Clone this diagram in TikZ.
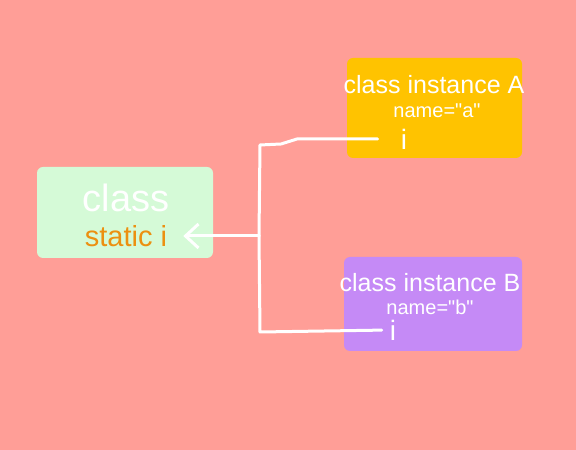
\documentclass[tikz,border=0pt]{standalone}
\usepackage{fontspec}
\setmainfont{Liberation Sans}
\newfontfamily\plainsans{Liberation Sans}
\usetikzlibrary{arrows.meta,positioning}

\definecolor{bgpink}{HTML}{FF9E97}
\definecolor{classgreen}{HTML}{D5FAD7}
\definecolor{instA}{HTML}{FFC300}
\definecolor{instB}{HTML}{C58AF6}
\definecolor{staticorange}{HTML}{EC9010}

\begin{document}
\begin{tikzpicture}[x=1pt,y=1pt,line join=round,line cap=round]
	  \tikzstyle{box}=[rounded corners=6pt,inner sep=0pt]
	  \tikzstyle{label}=[text=white,inner sep=1pt]
	  \tikzstyle{wire}=[draw=white,line width=3pt]

	  % background
	  \fill[bgpink] (0,0) rectangle (576,450);

	  \node[box,fill=classgreen,minimum width=176pt,minimum height=91pt] (classbox) at (125,237.5) {};
	  \node[box,fill=instA,minimum width=175pt,minimum height=100pt]     (boxA) at (434.5,342) {};
	  \node[box,fill=instB,minimum width=178pt,minimum height=94pt]      (boxB) at (433,146) {};

	  \node[label,font=\fontsize{38}{38}\selectfont] (cls) at (126,252) {class};
	  \node[label,text=staticorange,font=\fontsize{29}{29}\selectfont] (statici) at (126,214) {static i};

	  \node[label,font=\fontsize{25}{25}\selectfont] (titleA) at (434,365) {class instance A};
	  \node[label,font=\plainsans\fontsize{20}{20}\selectfont] (nameA) at (437,339) {name="a"};
	  \node[label,font=\fontsize{28}{28}\selectfont] (iA) at (404,311) {i};

	  \node[label,font=\fontsize{25}{25}\selectfont] (titleB) at (430,167) {class instance B};
	  \node[label,font=\plainsans\fontsize{20}{20}\selectfont] (nameB) at (430,143) {name="b"};
	  \node[label,font=\fontsize{28}{28}\selectfont] (iB) at (393,120) {i};

	  \coordinate (junc) at (259,214);

	  \draw[wire,shorten <=22pt] (iA.west) -- (297,311) -- (281,306) -- (260,305) -- (junc);
	  \draw[wire,shorten <=7pt] (iB.west) -- (260,118) -- (junc);
	  \draw[wire,-{Straight Barb[length=13pt,width=24pt]},shorten >=15pt] (junc) -- (statici.east);
	\end{tikzpicture}
\end{document}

◆ **WHAT IS ASKED**
Omit the pictures and output all of the other material exactly.

◆ **EXERCISE RESULT**
Clone this diagram in TikZ.
\documentclass[tikz,border=0pt]{standalone}
\usepackage{fontspec}
\setmainfont{Liberation Sans}
\newfontfamily\plainsans{Liberation Sans}
\usetikzlibrary{arrows.meta,positioning}

\definecolor{bgpink}{HTML}{FF9E97}
\definecolor{classgreen}{HTML}{D5FAD7}
\definecolor{instA}{HTML}{FFC300}
\definecolor{instB}{HTML}{C58AF6}
\definecolor{staticorange}{HTML}{EC9010}

\begin{document}
\begin{tikzpicture}[x=1pt,y=1pt,line join=round,line cap=round]
	  \tikzstyle{box}=[rounded corners=6pt,inner sep=0pt]
	  \tikzstyle{label}=[text=white,inner sep=1pt]
	  \tikzstyle{wire}=[draw=white,line width=3pt]

	  % background
	  \fill[bgpink] (0,0) rectangle (576,450);

	  \node[box,fill=classgreen,minimum width=176pt,minimum height=91pt] (classbox) at (125,237.5) {};
	  \node[box,fill=instA,minimum width=175pt,minimum height=100pt]     (boxA) at (434.5,342) {};
	  \node[box,fill=instB,minimum width=178pt,minimum height=94pt]      (boxB) at (433,146) {};

	  \node[label,font=\fontsize{38}{38}\selectfont] (cls) at (126,252) {class};
	  \node[label,text=staticorange,font=\fontsize{29}{29}\selectfont] (statici) at (126,214) {static i};

	  \node[label,font=\fontsize{25}{25}\selectfont] (titleA) at (434,365) {class instance A};
	  \node[label,font=\plainsans\fontsize{20}{20}\selectfont] (nameA) at (437,339) {name="a"};
	  \node[label,font=\fontsize{28}{28}\selectfont] (iA) at (404,311) {i};

	  \node[label,font=\fontsize{25}{25}\selectfont] (titleB) at (430,167) {class instance B};
	  \node[label,font=\plainsans\fontsize{20}{20}\selectfont] (nameB) at (430,143) {name="b"};
	  \node[label,font=\fontsize{28}{28}\selectfont] (iB) at (393,120) {i};

	  \coordinate (junc) at (259,214);

	  \draw[wire,shorten <=22pt] (iA.west) -- (297,311) -- (281,306) -- (260,305) -- (junc);
	  \draw[wire,shorten <=7pt] (iB.west) -- (260,118) -- (junc);
	  \draw[wire,-{Straight Barb[length=13pt,width=24pt]},shorten >=15pt] (junc) -- (statici.east);
	\end{tikzpicture}
\end{document}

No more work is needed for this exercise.